Since 1985, RMEF and its partners completed 498 different conservation and hunting heritage outreach projects in Washington with a combined value of more than $109 million.

“Funds from these projects are generated by RMEF volunteers in Washington through membership drives and banquet fundraising to enhance the future of elk and elk habitat in their state,” said David Allen, RMEF president and CEO. “We can’t say enough about their hard work and passion.”

Allen also thanked RMEF chapters and volunteers around the nation for their dedication to conservation all across elk country.

RMEF grants will help fund the following 2013 projects, listed by county:

Asotin County—Improve elk range in the Blue Mountains by treating 2,300 acres for noxious weeds (also includes Columbia and Garfield Counties); revitalize forage plots of the Asotin Creek Wildlife Area (WA) (also includes Garfield County); burn 1,200 acres in the Umatilla National Forest to improve critical summer range; treat 325 acres of invasive weeds across public and private lands in Asotin County; treatment for Mediterranean sage control in Asotin Creek WA; and revitalize riparian area in Chief Joseph WA.

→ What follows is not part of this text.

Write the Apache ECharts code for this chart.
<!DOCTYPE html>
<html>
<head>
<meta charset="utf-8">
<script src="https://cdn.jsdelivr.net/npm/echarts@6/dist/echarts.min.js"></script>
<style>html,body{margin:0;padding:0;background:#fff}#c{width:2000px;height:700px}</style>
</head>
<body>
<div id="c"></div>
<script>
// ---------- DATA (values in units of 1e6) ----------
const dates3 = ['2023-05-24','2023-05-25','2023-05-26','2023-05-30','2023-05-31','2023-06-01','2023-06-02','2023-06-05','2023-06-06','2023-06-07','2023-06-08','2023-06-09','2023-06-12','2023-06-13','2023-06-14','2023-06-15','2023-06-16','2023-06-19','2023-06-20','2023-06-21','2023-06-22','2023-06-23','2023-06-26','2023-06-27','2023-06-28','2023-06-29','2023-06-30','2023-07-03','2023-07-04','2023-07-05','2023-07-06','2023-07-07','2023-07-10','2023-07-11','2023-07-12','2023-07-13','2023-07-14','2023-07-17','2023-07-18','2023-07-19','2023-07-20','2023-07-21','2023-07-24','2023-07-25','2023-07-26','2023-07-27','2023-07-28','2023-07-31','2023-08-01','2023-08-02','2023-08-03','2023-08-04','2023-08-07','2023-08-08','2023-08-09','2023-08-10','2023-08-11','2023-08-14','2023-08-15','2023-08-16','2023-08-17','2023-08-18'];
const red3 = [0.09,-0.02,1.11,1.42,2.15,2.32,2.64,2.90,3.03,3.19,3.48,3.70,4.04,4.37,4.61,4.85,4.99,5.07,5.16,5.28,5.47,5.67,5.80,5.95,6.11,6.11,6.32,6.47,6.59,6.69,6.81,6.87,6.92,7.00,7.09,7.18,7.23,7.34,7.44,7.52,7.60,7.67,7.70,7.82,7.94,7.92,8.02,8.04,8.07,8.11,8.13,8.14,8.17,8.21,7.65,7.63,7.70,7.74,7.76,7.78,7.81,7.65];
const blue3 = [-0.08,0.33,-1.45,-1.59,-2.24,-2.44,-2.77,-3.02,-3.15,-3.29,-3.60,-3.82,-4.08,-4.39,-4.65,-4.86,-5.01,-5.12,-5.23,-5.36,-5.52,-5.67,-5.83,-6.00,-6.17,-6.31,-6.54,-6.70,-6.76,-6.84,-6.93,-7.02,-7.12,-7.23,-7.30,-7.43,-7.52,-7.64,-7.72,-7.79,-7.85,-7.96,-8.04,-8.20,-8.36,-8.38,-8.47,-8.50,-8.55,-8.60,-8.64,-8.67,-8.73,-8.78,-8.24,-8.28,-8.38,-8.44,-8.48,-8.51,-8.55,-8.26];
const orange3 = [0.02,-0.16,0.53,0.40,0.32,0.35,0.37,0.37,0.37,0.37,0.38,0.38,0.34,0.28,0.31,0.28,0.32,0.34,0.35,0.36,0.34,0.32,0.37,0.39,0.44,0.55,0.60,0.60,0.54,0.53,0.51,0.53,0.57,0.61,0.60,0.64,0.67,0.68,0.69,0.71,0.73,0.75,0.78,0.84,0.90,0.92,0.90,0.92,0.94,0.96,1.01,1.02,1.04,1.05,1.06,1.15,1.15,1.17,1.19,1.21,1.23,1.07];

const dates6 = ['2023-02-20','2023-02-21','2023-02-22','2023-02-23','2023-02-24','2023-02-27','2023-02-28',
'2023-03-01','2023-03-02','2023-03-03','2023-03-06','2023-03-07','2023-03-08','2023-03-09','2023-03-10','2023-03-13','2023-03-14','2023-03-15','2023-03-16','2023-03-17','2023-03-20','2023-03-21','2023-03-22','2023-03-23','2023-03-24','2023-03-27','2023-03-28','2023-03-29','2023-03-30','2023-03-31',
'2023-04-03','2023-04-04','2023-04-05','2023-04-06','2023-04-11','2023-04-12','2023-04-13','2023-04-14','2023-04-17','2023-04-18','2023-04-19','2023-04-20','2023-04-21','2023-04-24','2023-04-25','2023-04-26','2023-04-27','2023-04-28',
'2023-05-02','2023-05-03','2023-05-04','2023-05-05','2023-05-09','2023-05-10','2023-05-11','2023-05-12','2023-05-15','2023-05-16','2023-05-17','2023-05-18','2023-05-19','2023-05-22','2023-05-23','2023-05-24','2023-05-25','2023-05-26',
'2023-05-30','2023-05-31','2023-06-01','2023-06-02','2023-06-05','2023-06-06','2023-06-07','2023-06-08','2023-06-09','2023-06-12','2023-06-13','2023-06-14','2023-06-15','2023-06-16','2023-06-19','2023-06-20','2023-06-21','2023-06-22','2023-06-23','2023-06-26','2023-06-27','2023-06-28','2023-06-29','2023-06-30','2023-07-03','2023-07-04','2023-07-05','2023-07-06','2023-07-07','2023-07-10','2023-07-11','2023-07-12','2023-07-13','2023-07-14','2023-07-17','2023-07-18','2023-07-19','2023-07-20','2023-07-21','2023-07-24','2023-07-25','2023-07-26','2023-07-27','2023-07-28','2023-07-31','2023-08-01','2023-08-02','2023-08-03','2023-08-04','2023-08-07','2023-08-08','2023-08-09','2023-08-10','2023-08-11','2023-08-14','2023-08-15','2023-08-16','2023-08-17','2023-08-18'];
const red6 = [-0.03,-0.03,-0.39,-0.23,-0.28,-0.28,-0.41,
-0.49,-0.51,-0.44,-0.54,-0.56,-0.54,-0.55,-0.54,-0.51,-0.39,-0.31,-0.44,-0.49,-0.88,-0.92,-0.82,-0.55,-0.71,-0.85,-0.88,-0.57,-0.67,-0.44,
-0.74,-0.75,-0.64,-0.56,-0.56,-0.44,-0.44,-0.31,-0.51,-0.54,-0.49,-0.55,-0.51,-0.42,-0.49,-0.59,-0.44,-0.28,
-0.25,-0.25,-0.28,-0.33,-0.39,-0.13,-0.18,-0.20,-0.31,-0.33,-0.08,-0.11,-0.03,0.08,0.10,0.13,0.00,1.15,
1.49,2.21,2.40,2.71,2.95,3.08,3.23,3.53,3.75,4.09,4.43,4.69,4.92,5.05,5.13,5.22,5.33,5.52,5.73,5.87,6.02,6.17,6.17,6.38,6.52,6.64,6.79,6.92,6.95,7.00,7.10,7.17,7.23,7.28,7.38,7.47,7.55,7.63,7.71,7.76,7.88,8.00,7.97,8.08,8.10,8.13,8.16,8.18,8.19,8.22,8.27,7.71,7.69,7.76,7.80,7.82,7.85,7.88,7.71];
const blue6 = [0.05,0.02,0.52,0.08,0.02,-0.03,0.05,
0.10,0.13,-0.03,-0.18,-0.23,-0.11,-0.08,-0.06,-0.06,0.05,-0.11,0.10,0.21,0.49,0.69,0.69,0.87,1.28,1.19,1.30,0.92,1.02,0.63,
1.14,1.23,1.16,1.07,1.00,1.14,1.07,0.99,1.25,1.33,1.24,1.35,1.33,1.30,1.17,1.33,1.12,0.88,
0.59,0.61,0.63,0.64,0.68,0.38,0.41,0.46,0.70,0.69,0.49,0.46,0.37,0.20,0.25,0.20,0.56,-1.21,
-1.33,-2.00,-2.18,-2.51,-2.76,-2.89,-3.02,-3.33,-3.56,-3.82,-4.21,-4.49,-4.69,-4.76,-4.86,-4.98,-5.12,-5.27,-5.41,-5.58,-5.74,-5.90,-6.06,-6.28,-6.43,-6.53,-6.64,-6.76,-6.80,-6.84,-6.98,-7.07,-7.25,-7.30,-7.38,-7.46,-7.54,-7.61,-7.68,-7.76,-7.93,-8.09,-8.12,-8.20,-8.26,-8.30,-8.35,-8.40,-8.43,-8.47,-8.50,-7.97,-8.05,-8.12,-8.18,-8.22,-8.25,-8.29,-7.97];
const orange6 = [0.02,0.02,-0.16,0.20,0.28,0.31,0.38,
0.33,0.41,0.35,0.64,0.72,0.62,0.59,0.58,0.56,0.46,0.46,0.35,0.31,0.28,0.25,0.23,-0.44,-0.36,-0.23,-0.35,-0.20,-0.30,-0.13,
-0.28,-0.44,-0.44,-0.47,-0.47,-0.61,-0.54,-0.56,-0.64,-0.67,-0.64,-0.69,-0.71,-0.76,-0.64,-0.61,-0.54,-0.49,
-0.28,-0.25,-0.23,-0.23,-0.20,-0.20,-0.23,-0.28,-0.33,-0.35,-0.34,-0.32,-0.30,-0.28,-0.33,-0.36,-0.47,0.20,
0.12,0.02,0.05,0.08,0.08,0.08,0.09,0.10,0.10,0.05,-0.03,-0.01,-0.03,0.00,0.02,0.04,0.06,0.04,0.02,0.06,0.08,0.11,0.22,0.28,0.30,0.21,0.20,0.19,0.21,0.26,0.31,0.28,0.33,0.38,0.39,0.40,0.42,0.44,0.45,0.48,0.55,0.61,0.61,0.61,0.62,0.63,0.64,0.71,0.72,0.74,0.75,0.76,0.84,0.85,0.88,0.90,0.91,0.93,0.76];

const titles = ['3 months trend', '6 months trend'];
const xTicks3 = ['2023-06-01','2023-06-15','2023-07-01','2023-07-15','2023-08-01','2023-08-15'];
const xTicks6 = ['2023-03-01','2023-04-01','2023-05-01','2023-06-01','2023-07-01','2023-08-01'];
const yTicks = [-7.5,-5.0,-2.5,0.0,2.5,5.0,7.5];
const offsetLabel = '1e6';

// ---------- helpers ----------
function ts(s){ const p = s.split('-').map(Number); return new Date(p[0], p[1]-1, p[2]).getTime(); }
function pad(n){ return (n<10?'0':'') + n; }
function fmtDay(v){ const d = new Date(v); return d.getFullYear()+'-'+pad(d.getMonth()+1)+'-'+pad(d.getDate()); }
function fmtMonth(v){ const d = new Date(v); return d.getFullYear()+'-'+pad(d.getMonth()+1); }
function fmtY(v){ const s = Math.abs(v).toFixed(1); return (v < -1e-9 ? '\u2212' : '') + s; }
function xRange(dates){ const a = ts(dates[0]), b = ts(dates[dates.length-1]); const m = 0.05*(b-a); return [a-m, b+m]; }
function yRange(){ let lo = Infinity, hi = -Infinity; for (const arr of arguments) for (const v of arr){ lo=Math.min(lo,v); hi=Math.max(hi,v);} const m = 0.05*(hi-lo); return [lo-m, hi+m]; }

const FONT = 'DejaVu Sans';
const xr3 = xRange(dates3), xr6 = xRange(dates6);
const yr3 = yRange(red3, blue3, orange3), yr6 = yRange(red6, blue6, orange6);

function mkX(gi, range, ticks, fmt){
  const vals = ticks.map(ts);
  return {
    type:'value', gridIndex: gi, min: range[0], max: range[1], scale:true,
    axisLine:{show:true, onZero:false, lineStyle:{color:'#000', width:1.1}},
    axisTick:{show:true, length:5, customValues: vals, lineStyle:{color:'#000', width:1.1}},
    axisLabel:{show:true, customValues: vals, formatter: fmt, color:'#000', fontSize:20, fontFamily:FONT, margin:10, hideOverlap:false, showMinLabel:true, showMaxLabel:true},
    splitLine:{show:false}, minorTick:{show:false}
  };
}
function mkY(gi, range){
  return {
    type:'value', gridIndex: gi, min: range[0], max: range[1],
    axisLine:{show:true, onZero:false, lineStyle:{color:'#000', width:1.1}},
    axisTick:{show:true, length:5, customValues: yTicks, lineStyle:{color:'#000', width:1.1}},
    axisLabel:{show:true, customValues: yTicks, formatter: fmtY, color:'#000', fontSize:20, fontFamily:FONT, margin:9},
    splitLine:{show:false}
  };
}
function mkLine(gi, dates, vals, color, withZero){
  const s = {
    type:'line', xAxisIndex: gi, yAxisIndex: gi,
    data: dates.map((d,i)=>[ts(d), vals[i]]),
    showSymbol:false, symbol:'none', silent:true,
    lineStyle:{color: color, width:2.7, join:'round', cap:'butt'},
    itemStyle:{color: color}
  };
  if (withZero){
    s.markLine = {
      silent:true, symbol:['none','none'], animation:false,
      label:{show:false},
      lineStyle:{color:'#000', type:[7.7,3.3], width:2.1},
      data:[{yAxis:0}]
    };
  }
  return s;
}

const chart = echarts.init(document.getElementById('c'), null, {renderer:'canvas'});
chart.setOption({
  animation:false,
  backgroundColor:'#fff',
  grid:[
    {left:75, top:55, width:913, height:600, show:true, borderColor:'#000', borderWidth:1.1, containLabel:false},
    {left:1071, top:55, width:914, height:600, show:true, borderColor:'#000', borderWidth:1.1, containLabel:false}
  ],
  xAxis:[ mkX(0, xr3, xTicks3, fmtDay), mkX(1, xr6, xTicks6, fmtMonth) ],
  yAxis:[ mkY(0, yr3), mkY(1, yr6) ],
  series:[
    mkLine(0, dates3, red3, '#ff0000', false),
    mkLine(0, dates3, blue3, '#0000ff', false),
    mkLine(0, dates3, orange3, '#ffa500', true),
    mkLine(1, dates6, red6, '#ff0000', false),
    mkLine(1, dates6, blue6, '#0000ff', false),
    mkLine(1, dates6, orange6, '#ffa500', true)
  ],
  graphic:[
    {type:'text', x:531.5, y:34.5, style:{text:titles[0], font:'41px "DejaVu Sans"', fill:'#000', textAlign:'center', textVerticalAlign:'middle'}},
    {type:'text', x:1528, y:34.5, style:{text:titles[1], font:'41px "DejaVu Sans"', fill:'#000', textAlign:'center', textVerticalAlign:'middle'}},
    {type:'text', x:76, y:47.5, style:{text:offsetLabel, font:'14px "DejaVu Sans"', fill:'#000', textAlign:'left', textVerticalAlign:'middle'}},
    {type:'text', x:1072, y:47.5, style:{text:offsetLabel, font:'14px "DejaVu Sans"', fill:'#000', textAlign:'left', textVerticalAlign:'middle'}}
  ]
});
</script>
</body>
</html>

Columbia County—Improve 1,015 acres of winter elk range in the Rainwater WA at the foot of the Blue Mountains by restoring grasslands via seeding and goat grazing on weeds; and rip and seed road closed to motorized access but still used illegally to improve elk security and summer range (also includes Garfield County).

Cowlitz County—Improve 150 acres of winter elk range forage within the Mount St. Helens WA by applying fertilizer and lime; treat noxious weeds on 100 acres of winter range in the Toutle River drainage.

Ferry County—Conduct two separate burn projects covering 940 acres in Colville National Forest to enhance forage and reduce threat of catastrophic wildfire as part of 7 to 10 year improvement plan.

Garfield County—Improve elk security in the Umatilla National Forest by replacing old, ineffective gates with newer style to withstand snow loads and require less maintenance.

King County—Thin trees and pile/burn slash to improve forage openings and increase huckleberry growth in Mount Baker-Snoqualmie National Forest.

Kittitas County—Stabilize the soil in draws of the 2012 Table Mountain Wildfire area by reseeding with native grass seed in severely burned areas of the Colockum WA.

Lewis County—Replacement of undersized gate in the Gifford Pinchot National Forest to protect wintering elk and keep out poachers.

Pend Oreille County—Burn 217 acres of shrubs, timber stands and meadow habitat in the Colville National Forest to improve forage and woody browse species for big game with herbicide treatment to follow.

Skamania County—Reduce noxious weeds through herbicide treatment on 90 acres of the former Wind River nursery fields in the Gifford Pinchot National Forest; seeding of former road bed on PacificCorp land to improve wildlife habitat; the installation of two gates to improve security of summer range; and construction of eight exclosures to monitor forage seeding and shrub regeneration.

Yakima County—Apply herbicide to control knapweed and other noxious weeds on 300 acres of the Oak Creek WA to improve forage for the Yakima elk herd.

Conservation projects are selected for grants using science-based criteria and a committee of RMEF volunteers and staff along with representatives from partnering agencies and universities. RMEF volunteers and staff select hunting heritage projects to be funded.

Partners for 2013 projects in Washington include the Washington Department of Fish and Wildlife; the Colville, Gifford Pinchot, Mount Baker-Snoqualmie and Umatilla National Forests; Confederated Tribes of the Umatilla; and various other organizations, corporations and private landowners.